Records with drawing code

•••••

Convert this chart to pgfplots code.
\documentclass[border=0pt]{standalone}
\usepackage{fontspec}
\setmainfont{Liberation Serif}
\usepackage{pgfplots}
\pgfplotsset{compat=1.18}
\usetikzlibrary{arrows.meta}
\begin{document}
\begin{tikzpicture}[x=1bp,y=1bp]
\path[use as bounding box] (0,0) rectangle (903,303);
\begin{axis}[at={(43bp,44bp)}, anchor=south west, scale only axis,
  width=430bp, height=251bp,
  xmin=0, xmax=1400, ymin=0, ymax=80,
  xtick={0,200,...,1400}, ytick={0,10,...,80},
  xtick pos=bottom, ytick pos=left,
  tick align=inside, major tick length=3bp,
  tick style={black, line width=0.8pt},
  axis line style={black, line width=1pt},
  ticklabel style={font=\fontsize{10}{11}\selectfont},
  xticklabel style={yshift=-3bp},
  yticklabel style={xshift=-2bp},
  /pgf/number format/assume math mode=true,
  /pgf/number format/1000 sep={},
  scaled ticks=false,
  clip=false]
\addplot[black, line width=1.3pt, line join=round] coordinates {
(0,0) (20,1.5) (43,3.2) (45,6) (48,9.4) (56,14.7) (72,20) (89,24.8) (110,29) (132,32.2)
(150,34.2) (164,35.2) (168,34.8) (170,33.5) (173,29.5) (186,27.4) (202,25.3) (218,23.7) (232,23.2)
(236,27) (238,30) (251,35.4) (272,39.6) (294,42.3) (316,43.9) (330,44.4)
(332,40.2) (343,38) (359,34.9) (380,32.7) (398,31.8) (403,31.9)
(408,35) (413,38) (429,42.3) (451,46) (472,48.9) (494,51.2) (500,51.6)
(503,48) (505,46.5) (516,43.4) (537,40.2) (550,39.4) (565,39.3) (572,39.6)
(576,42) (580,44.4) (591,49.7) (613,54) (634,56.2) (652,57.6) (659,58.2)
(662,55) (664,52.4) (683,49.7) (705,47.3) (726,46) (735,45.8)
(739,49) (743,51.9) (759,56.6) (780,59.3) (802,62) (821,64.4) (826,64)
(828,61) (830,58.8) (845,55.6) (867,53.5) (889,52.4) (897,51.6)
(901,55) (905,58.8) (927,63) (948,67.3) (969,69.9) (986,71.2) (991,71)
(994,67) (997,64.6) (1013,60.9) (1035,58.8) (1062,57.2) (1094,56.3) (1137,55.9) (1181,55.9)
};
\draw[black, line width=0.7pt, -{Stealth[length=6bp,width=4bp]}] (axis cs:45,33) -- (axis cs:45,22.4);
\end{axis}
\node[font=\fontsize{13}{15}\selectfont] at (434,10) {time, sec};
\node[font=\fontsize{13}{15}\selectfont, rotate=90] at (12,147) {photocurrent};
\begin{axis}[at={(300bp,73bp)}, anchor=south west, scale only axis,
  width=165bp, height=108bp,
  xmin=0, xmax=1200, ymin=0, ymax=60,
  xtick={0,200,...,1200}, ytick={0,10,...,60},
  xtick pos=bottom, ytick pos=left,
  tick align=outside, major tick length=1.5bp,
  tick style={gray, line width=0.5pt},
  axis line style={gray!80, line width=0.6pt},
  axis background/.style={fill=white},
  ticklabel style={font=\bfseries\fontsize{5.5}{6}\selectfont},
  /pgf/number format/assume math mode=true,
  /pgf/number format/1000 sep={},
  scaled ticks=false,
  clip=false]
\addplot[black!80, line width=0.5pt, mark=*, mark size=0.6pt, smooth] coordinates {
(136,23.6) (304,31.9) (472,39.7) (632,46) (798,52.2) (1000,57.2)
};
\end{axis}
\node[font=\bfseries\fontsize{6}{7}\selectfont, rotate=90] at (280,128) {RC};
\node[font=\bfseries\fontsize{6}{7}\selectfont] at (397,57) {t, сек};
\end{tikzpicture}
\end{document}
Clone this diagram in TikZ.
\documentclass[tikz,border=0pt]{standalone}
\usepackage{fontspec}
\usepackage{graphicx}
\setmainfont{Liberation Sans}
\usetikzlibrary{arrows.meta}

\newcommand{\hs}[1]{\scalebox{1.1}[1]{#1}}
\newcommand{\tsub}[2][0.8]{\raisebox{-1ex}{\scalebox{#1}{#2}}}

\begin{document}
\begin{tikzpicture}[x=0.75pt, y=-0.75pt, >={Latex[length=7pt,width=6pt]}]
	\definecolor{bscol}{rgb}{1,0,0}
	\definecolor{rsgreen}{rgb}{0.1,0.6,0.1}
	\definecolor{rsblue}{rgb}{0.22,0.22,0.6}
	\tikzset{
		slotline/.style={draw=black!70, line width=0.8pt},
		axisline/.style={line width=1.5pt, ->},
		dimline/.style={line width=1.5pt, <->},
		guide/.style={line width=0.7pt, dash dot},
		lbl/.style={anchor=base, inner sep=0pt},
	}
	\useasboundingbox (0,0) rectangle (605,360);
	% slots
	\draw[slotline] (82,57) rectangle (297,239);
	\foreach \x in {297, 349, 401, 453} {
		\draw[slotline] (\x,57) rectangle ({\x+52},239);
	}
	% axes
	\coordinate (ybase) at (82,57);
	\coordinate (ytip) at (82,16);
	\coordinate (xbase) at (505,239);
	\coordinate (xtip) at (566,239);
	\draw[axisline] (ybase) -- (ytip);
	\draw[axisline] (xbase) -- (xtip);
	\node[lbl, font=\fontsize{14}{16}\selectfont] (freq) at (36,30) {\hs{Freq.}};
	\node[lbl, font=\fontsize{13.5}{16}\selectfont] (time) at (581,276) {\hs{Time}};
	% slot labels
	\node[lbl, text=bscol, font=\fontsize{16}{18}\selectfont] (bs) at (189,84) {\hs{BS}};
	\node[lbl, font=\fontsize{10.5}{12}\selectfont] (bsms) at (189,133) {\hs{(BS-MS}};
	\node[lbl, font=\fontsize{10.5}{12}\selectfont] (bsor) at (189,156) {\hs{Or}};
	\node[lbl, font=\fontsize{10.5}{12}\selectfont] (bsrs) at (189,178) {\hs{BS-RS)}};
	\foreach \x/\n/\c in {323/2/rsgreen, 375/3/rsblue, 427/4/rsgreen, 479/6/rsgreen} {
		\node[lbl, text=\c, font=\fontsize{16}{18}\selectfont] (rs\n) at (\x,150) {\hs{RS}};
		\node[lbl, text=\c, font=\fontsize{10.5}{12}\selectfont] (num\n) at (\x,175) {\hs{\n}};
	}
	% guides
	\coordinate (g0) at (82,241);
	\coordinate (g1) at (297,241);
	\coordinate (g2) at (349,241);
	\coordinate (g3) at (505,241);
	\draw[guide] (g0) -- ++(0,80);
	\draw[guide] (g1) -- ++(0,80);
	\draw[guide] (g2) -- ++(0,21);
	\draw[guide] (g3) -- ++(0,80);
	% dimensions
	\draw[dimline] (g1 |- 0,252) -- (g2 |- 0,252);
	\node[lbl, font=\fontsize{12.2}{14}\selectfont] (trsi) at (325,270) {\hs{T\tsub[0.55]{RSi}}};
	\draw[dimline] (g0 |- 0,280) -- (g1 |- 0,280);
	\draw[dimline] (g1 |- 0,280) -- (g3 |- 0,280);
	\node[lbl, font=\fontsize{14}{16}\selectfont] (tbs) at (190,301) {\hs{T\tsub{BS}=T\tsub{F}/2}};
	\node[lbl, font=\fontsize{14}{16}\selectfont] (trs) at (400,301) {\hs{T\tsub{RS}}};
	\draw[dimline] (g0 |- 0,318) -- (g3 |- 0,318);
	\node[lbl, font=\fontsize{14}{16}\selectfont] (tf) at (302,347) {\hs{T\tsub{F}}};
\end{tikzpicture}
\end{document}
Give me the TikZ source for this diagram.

•••••

* Directions *
Faithfully reproduce all of the records, character for character.

* Solution below *
Convert this chart to pgfplots code.
\documentclass[border=0pt]{standalone}
\usepackage{fontspec}
\setmainfont{Liberation Serif}
\usepackage{pgfplots}
\pgfplotsset{compat=1.18}
\usetikzlibrary{arrows.meta}
\begin{document}
\begin{tikzpicture}[x=1bp,y=1bp]
\path[use as bounding box] (0,0) rectangle (903,303);
\begin{axis}[at={(43bp,44bp)}, anchor=south west, scale only axis,
  width=430bp, height=251bp,
  xmin=0, xmax=1400, ymin=0, ymax=80,
  xtick={0,200,...,1400}, ytick={0,10,...,80},
  xtick pos=bottom, ytick pos=left,
  tick align=inside, major tick length=3bp,
  tick style={black, line width=0.8pt},
  axis line style={black, line width=1pt},
  ticklabel style={font=\fontsize{10}{11}\selectfont},
  xticklabel style={yshift=-3bp},
  yticklabel style={xshift=-2bp},
  /pgf/number format/assume math mode=true,
  /pgf/number format/1000 sep={},
  scaled ticks=false,
  clip=false]
\addplot[black, line width=1.3pt, line join=round] coordinates {
(0,0) (20,1.5) (43,3.2) (45,6) (48,9.4) (56,14.7) (72,20) (89,24.8) (110,29) (132,32.2)
(150,34.2) (164,35.2) (168,34.8) (170,33.5) (173,29.5) (186,27.4) (202,25.3) (218,23.7) (232,23.2)
(236,27) (238,30) (251,35.4) (272,39.6) (294,42.3) (316,43.9) (330,44.4)
(332,40.2) (343,38) (359,34.9) (380,32.7) (398,31.8) (403,31.9)
(408,35) (413,38) (429,42.3) (451,46) (472,48.9) (494,51.2) (500,51.6)
(503,48) (505,46.5) (516,43.4) (537,40.2) (550,39.4) (565,39.3) (572,39.6)
(576,42) (580,44.4) (591,49.7) (613,54) (634,56.2) (652,57.6) (659,58.2)
(662,55) (664,52.4) (683,49.7) (705,47.3) (726,46) (735,45.8)
(739,49) (743,51.9) (759,56.6) (780,59.3) (802,62) (821,64.4) (826,64)
(828,61) (830,58.8) (845,55.6) (867,53.5) (889,52.4) (897,51.6)
(901,55) (905,58.8) (927,63) (948,67.3) (969,69.9) (986,71.2) (991,71)
(994,67) (997,64.6) (1013,60.9) (1035,58.8) (1062,57.2) (1094,56.3) (1137,55.9) (1181,55.9)
};
\draw[black, line width=0.7pt, -{Stealth[length=6bp,width=4bp]}] (axis cs:45,33) -- (axis cs:45,22.4);
\end{axis}
\node[font=\fontsize{13}{15}\selectfont] at (434,10) {time, sec};
\node[font=\fontsize{13}{15}\selectfont, rotate=90] at (12,147) {photocurrent};
\begin{axis}[at={(300bp,73bp)}, anchor=south west, scale only axis,
  width=165bp, height=108bp,
  xmin=0, xmax=1200, ymin=0, ymax=60,
  xtick={0,200,...,1200}, ytick={0,10,...,60},
  xtick pos=bottom, ytick pos=left,
  tick align=outside, major tick length=1.5bp,
  tick style={gray, line width=0.5pt},
  axis line style={gray!80, line width=0.6pt},
  axis background/.style={fill=white},
  ticklabel style={font=\bfseries\fontsize{5.5}{6}\selectfont},
  /pgf/number format/assume math mode=true,
  /pgf/number format/1000 sep={},
  scaled ticks=false,
  clip=false]
\addplot[black!80, line width=0.5pt, mark=*, mark size=0.6pt, smooth] coordinates {
(136,23.6) (304,31.9) (472,39.7) (632,46) (798,52.2) (1000,57.2)
};
\end{axis}
\node[font=\bfseries\fontsize{6}{7}\selectfont, rotate=90] at (280,128) {RC};
\node[font=\bfseries\fontsize{6}{7}\selectfont] at (397,57) {t, сек};
\end{tikzpicture}
\end{document}
Clone this diagram in TikZ.
\documentclass[tikz,border=0pt]{standalone}
\usepackage{fontspec}
\usepackage{graphicx}
\setmainfont{Liberation Sans}
\usetikzlibrary{arrows.meta}

\newcommand{\hs}[1]{\scalebox{1.1}[1]{#1}}
\newcommand{\tsub}[2][0.8]{\raisebox{-1ex}{\scalebox{#1}{#2}}}

\begin{document}
\begin{tikzpicture}[x=0.75pt, y=-0.75pt, >={Latex[length=7pt,width=6pt]}]
	\definecolor{bscol}{rgb}{1,0,0}
	\definecolor{rsgreen}{rgb}{0.1,0.6,0.1}
	\definecolor{rsblue}{rgb}{0.22,0.22,0.6}
	\tikzset{
		slotline/.style={draw=black!70, line width=0.8pt},
		axisline/.style={line width=1.5pt, ->},
		dimline/.style={line width=1.5pt, <->},
		guide/.style={line width=0.7pt, dash dot},
		lbl/.style={anchor=base, inner sep=0pt},
	}
	\useasboundingbox (0,0) rectangle (605,360);
	% slots
	\draw[slotline] (82,57) rectangle (297,239);
	\foreach \x in {297, 349, 401, 453} {
		\draw[slotline] (\x,57) rectangle ({\x+52},239);
	}
	% axes
	\coordinate (ybase) at (82,57);
	\coordinate (ytip) at (82,16);
	\coordinate (xbase) at (505,239);
	\coordinate (xtip) at (566,239);
	\draw[axisline] (ybase) -- (ytip);
	\draw[axisline] (xbase) -- (xtip);
	\node[lbl, font=\fontsize{14}{16}\selectfont] (freq) at (36,30) {\hs{Freq.}};
	\node[lbl, font=\fontsize{13.5}{16}\selectfont] (time) at (581,276) {\hs{Time}};
	% slot labels
	\node[lbl, text=bscol, font=\fontsize{16}{18}\selectfont] (bs) at (189,84) {\hs{BS}};
	\node[lbl, font=\fontsize{10.5}{12}\selectfont] (bsms) at (189,133) {\hs{(BS-MS}};
	\node[lbl, font=\fontsize{10.5}{12}\selectfont] (bsor) at (189,156) {\hs{Or}};
	\node[lbl, font=\fontsize{10.5}{12}\selectfont] (bsrs) at (189,178) {\hs{BS-RS)}};
	\foreach \x/\n/\c in {323/2/rsgreen, 375/3/rsblue, 427/4/rsgreen, 479/6/rsgreen} {
		\node[lbl, text=\c, font=\fontsize{16}{18}\selectfont] (rs\n) at (\x,150) {\hs{RS}};
		\node[lbl, text=\c, font=\fontsize{10.5}{12}\selectfont] (num\n) at (\x,175) {\hs{\n}};
	}
	% guides
	\coordinate (g0) at (82,241);
	\coordinate (g1) at (297,241);
	\coordinate (g2) at (349,241);
	\coordinate (g3) at (505,241);
	\draw[guide] (g0) -- ++(0,80);
	\draw[guide] (g1) -- ++(0,80);
	\draw[guide] (g2) -- ++(0,21);
	\draw[guide] (g3) -- ++(0,80);
	% dimensions
	\draw[dimline] (g1 |- 0,252) -- (g2 |- 0,252);
	\node[lbl, font=\fontsize{12.2}{14}\selectfont] (trsi) at (325,270) {\hs{T\tsub[0.55]{RSi}}};
	\draw[dimline] (g0 |- 0,280) -- (g1 |- 0,280);
	\draw[dimline] (g1 |- 0,280) -- (g3 |- 0,280);
	\node[lbl, font=\fontsize{14}{16}\selectfont] (tbs) at (190,301) {\hs{T\tsub{BS}=T\tsub{F}/2}};
	\node[lbl, font=\fontsize{14}{16}\selectfont] (trs) at (400,301) {\hs{T\tsub{RS}}};
	\draw[dimline] (g0 |- 0,318) -- (g3 |- 0,318);
	\node[lbl, font=\fontsize{14}{16}\selectfont] (tf) at (302,347) {\hs{T\tsub{F}}};
\end{tikzpicture}
\end{document}
Give me the TikZ source for this diagram.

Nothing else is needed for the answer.